*Exercise*. Below are some records. Retype exactly the lines from the one containing "What Bokeh code" through the one containing "from bokeh.resources import INLINE", both included, skipping every picture.

*Task input*.

——

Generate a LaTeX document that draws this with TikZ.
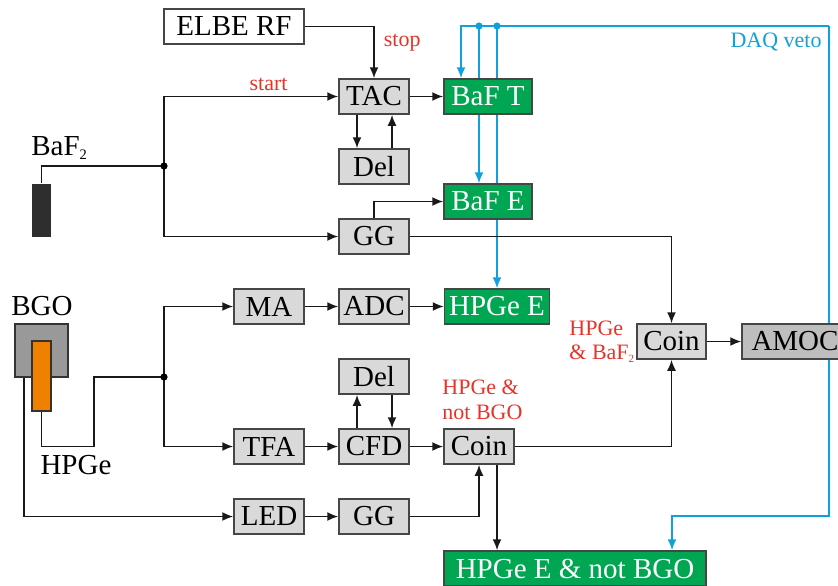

——

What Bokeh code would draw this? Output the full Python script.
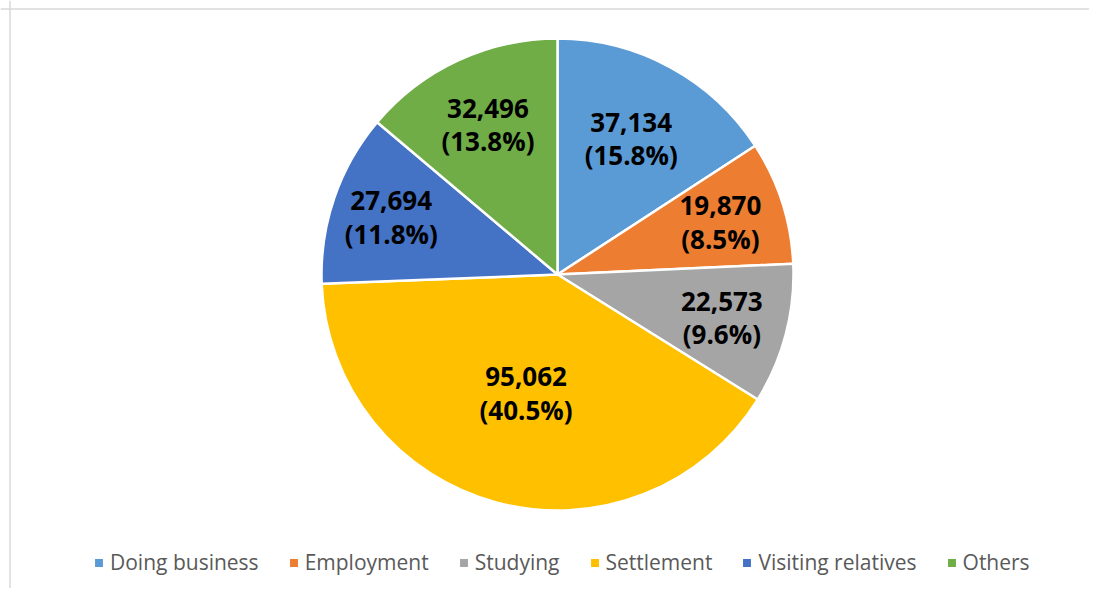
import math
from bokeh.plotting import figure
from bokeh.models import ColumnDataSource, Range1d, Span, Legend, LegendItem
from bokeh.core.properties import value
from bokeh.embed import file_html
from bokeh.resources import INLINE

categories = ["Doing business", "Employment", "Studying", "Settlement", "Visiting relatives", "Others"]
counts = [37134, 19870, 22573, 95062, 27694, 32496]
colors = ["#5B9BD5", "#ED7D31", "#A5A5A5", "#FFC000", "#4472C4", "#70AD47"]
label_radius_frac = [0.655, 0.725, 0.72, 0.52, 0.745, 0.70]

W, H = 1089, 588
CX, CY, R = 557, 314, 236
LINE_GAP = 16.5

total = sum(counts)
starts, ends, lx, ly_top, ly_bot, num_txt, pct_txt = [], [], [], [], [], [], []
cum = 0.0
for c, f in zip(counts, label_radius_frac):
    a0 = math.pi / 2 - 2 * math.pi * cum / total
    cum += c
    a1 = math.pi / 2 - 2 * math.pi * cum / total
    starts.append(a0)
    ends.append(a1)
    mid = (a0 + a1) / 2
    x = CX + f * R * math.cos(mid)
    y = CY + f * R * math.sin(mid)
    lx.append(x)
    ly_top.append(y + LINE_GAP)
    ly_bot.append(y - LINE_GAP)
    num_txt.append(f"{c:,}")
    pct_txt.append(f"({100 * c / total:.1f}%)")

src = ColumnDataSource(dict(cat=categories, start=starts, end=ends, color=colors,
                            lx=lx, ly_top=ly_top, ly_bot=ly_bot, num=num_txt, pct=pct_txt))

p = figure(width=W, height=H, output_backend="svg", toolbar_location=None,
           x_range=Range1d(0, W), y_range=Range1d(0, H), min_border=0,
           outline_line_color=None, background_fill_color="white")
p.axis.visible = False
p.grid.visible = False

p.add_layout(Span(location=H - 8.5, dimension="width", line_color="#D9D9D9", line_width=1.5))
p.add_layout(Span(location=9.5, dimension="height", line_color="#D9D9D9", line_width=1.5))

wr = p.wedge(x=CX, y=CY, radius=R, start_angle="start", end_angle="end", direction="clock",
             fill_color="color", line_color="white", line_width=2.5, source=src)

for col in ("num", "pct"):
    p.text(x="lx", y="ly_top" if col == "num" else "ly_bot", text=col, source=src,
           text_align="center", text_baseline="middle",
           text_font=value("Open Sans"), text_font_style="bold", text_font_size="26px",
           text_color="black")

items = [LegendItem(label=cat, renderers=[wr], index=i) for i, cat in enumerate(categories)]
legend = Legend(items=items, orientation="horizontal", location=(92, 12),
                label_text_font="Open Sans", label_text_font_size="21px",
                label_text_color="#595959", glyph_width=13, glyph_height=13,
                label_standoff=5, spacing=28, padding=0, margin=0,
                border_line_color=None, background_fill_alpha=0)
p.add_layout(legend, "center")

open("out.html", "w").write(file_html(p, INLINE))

——

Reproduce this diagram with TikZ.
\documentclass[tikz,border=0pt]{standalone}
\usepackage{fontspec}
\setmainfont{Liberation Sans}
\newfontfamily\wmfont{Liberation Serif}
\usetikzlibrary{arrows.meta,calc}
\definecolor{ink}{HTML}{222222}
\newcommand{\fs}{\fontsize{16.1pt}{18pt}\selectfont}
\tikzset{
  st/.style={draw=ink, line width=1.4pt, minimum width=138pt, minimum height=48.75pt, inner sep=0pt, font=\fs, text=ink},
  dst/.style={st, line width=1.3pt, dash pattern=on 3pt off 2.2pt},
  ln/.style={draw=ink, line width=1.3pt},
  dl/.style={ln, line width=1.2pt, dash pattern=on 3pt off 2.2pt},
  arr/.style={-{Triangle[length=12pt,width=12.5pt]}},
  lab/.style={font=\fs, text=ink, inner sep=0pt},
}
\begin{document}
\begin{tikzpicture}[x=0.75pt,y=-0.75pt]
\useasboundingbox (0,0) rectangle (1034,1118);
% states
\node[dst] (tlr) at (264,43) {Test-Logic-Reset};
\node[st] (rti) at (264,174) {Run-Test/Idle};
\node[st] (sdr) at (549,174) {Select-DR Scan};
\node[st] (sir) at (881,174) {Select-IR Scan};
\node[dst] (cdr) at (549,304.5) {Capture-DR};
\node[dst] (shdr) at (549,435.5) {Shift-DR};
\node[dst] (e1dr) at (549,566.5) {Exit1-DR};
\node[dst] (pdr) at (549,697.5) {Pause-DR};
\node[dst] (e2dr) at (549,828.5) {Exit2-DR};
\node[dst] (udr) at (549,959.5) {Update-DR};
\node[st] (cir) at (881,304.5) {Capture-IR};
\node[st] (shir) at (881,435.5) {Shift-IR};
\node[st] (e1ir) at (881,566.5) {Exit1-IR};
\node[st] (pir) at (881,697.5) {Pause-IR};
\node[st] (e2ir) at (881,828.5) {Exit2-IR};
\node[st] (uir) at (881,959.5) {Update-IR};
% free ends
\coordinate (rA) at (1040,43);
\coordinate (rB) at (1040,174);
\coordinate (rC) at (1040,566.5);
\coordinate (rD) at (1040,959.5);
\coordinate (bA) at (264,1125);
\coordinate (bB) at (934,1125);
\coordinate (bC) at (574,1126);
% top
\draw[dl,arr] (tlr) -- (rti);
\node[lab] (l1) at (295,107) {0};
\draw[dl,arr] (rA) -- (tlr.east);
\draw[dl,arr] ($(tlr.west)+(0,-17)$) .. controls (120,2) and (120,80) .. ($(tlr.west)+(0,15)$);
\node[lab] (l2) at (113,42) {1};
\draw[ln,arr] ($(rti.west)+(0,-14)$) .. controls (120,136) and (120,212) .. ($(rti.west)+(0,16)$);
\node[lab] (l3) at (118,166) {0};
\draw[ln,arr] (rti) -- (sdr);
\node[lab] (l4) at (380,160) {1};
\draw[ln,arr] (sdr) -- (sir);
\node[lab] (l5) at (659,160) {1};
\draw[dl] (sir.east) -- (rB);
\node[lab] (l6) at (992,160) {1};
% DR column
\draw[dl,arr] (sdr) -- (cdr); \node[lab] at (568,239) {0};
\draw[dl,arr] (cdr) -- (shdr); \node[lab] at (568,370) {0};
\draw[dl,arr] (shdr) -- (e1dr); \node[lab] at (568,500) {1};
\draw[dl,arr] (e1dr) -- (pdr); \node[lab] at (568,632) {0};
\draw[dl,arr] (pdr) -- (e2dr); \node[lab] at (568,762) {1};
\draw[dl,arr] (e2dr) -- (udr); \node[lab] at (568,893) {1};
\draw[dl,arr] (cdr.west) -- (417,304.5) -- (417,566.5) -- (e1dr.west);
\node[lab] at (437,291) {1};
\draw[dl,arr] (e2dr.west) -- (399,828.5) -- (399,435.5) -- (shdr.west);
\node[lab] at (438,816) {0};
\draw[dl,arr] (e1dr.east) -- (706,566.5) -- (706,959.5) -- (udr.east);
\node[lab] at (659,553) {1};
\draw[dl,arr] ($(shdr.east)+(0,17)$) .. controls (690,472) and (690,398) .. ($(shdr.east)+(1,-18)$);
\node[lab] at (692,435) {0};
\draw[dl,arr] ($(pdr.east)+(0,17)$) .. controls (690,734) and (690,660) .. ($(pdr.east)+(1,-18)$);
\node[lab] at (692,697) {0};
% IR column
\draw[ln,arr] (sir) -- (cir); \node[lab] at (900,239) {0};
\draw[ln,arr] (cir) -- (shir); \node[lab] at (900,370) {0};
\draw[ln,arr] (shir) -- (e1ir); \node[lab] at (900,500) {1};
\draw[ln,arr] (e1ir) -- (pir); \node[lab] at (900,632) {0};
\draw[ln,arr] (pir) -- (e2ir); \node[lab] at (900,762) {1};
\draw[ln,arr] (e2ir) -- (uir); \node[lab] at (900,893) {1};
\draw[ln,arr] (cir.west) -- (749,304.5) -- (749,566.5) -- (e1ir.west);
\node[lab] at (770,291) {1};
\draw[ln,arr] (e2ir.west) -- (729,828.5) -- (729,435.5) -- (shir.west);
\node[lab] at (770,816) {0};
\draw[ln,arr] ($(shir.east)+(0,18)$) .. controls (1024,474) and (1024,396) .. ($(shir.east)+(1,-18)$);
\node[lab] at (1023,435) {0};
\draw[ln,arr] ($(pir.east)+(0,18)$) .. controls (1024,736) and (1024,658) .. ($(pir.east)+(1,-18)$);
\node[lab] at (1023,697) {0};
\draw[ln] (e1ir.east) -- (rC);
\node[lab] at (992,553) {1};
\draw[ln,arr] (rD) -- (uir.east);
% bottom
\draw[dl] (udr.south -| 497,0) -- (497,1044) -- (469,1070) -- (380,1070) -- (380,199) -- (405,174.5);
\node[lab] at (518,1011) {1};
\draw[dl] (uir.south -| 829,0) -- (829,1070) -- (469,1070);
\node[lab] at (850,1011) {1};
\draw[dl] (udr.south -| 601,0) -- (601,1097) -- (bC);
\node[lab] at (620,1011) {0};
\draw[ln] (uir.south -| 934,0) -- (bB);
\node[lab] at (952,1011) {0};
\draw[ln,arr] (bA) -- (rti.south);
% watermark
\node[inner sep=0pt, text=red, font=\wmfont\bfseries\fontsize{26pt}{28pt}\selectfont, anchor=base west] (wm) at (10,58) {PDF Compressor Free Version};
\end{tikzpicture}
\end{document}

——

*In response*.
What Bokeh code would draw this? Output the full Python script.
import math
from bokeh.plotting import figure
from bokeh.models import ColumnDataSource, Range1d, Span, Legend, LegendItem
from bokeh.core.properties import value
from bokeh.embed import file_html
from bokeh.resources import INLINE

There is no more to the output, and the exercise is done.